I have no idea what either of those massive protests really accomplished. I think they did something, proving that on the smallest level every action counts.
But those in power seemed unmoved. Things only got worse, and worse again. Now we learn that Iran isn't a threat but that the CIA has been destroying its torture tapes.
Meanwhile, Cincinnati's soon-to-be-only remaining daily newspaper continues to obscure major corporate conflicts of interest and to publish Peter Bronson's palaver while circulating internal memos encouraging its reporters to write to a fourth-grade reading level.
At what point does the unbelievable finally become untenable?
"If I gave you a pill to convince you that everything will be OK, would that draw forth from you the greatest courage and creativity?" Joanna Macy asked an overflowing crowd at Xavier University on Dec. 7. "Drop that need. There are no guarantees in life."
Macy is a Buddhist environmental activist who thinks our generation is on the fringe of humanity's third great revolution.
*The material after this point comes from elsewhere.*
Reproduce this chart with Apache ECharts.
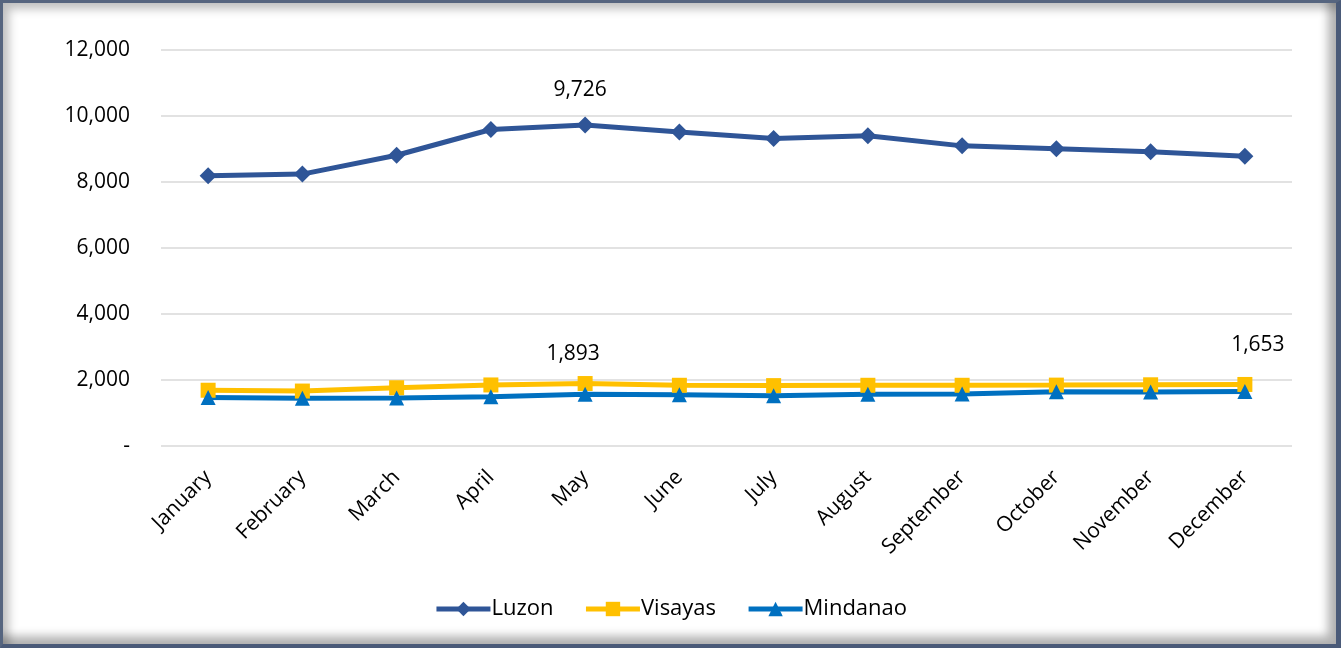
<!DOCTYPE html>
<html><head><meta charset="utf-8">
<script src="https://cdn.jsdelivr.net/npm/echarts@6/dist/echarts.min.js"></script>
<style>
html,body{margin:0;padding:0;background:#fff;}
#frame{position:absolute;left:0;top:0;width:1341px;height:648px;box-sizing:border-box;border-top:3px solid #56657f;border-left:3px solid #56657f;border-right:5px solid #4a5a78;border-bottom:4px solid #4a5a78;box-shadow:inset 6px 6px 10px rgba(0,0,0,0.25), inset -8px -8px 10px rgba(0,0,0,0.3);}
#chart{position:absolute;left:0;top:0;width:1341px;height:648px;}
</style></head><body>
<div id="chart"></div><div id="frame"></div>
<script>
const months = ['January','February','March','April','May','June','July','August','September','October','November','December'];
const luzon = [8190, 8240, 8810, 9590, 9726, 9515, 9320, 9400, 9095, 9005, 8915, 8780];
const visayas = [1690, 1665, 1765, 1850, 1893, 1840, 1830, 1840, 1840, 1845, 1855, 1865];
const mindanao = [1470, 1445, 1455, 1490, 1570, 1550, 1525, 1565, 1575, 1645, 1635, 1653];
const yTicks = [0, 2000, 4000, 6000, 8000, 10000, 12000];

const font = "'Open Sans', 'Liberation Sans', sans-serif";
const FS = 21;
const fmt = v => v === 0 ? '-' : v.toLocaleString('en-US');
const chart = echarts.init(document.getElementById('chart'));
function labelAt(idx, extra) {
  return Object.assign({
    show: true,
    formatter: p => p.dataIndex === idx ? fmt(p.value) : '',
    position: 'top', distance: 14,
    fontFamily: font, fontSize: FS, color: '#000'
  }, extra || {});
}
chart.setOption({
  animation: false,
  textStyle: {fontFamily: font},
  grid: {left: 161, right: 49, top: 50, bottom: 202, containLabel: false},
  legend: {
    bottom: 23, left: 'center', itemWidth: 54, itemHeight: 18, itemGap: 30,
    lineStyle: {width: 5},
    textStyle: {fontFamily: font, fontSize: 22, color: '#000', padding: [0, 0, 0, -4]},
    data: ['Luzon', 'Visayas', 'Mindanao']
  },
  xAxis: {
    type: 'category', data: months, boundaryGap: true,
    axisLine: {show: false}, axisTick: {show: false},
    axisLabel: {rotate: 45, fontFamily: font, fontSize: FS, color: '#000', margin: 28, interval: 0}
  },
  yAxis: {
    type: 'value', min: 0, max: 12000, interval: 2000,
    axisLine: {show: false}, axisTick: {show: false},
    splitLine: {lineStyle: {color: '#d9d9d9', width: 1.5}},
    axisLabel: {fontFamily: font, fontSize: FS, color: '#000', margin: 31, formatter: fmt}
  },
  series: [
    {name: 'Luzon', type: 'line', data: luzon, symbol: 'diamond', symbolSize: 17,
     lineStyle: {color: '#2F5597', width: 5}, itemStyle: {color: '#2F5597'},
     label: labelAt(4, {distance: 16, offset: [-5, 0]})},
    {name: 'Visayas', type: 'line', data: visayas, symbol: 'rect', symbolSize: 15,
     lineStyle: {color: '#FFC000', width: 5}, itemStyle: {color: '#FFC000'},
     label: labelAt(4, {distance: 12, offset: [-12, 0]})},
    {name: 'Mindanao', type: 'line', data: mindanao, symbol: 'triangle', symbolSize: 15,
     lineStyle: {color: '#0070C0', width: 5}, itemStyle: {color: '#0070C0'},
     label: labelAt(11, {distance: 14, offset: [13, -14]})}
  ]
});
</script></body></html>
The first revolution was our emergence from the Neolithic period into civilization; the second was the Industrial Revolution.
Like contractions, these revolutions are coming ever more quickly and fiercely. Some call this third revolution the Ecological Revolution or the Sustainability Revolution. Macy calls it the Great Turning.
She says our "industrial growth society," solely interested in the exponential growth of corporate profits, is out of control. We can all feel the spiraling.
"Our bodies are more aware of this than our brains," Macy said. "We are living on a trajectory that cannot be sustained. Any system that tires to maximize a single variable will automatically go out of whack."
As I watched Macy, I wondered how many doomsday preachers have offered doses of reproach and promise to rooms filled with alarmed people since that first revolution came around.
Macy shone with hope that I don't feel. But I think my withdrawal from direct activism and political involvement has led me to cultivate deeper relationships.
I now work on building something small, safe and healthy in the middle of these systems that I've given up trying -- for now -- to change.
Some of my friends agree. They count disappearing bees, wait for the Mayan calendar to end in 2012 and hope that our calamities, instead of abating, will just snowball and bring on the apocalypse already.
Macy hopes that when the fall comes the industrial growth society will collapse as gently as possible. "A soft landing," she called it.
Her vision of this Great Turning has three dimensions. The first includes the holding actions meant to affect a gentle letdown: the protests, the resistance and the rescue operations that try to slow the destruction created by the industrial growth complex.
This first dimension is the most exhausting of the three, Macy said, because failure follows an unremitting need to raise energy and money.
Yes, I thought. Exhausting.
Her second dimension is the new ways, whose creation takes inventiveness. I recognized these, too: the community currency movement, Peter Block's conversations, the Enright Ridge EcoVillage.
"Grow the vision of the new within the shell of the old," Macy said. "Let the old atrophy around you."
And the third dimension is humanity's shift from a "stuff-based" view of reality to a relational view of reality, she said.
That will mean collectively swallowing the "biggest bite out of the tree of knowledge we've taken in 3,000 years," Macy said.
When we split the atom, she said, all we found was how to break matter apart. How do we put what matters back together? And how do we sustain the energy to do it?
At the end of her talk, while Macy offered advice and poems for "how to work for the earth and not go crazy," she shone with hope and fortitude I realized I no longer let myself feel.
Do I need a pill first? Do you?
Cincinnati, what keeps your activism going? Please tell me.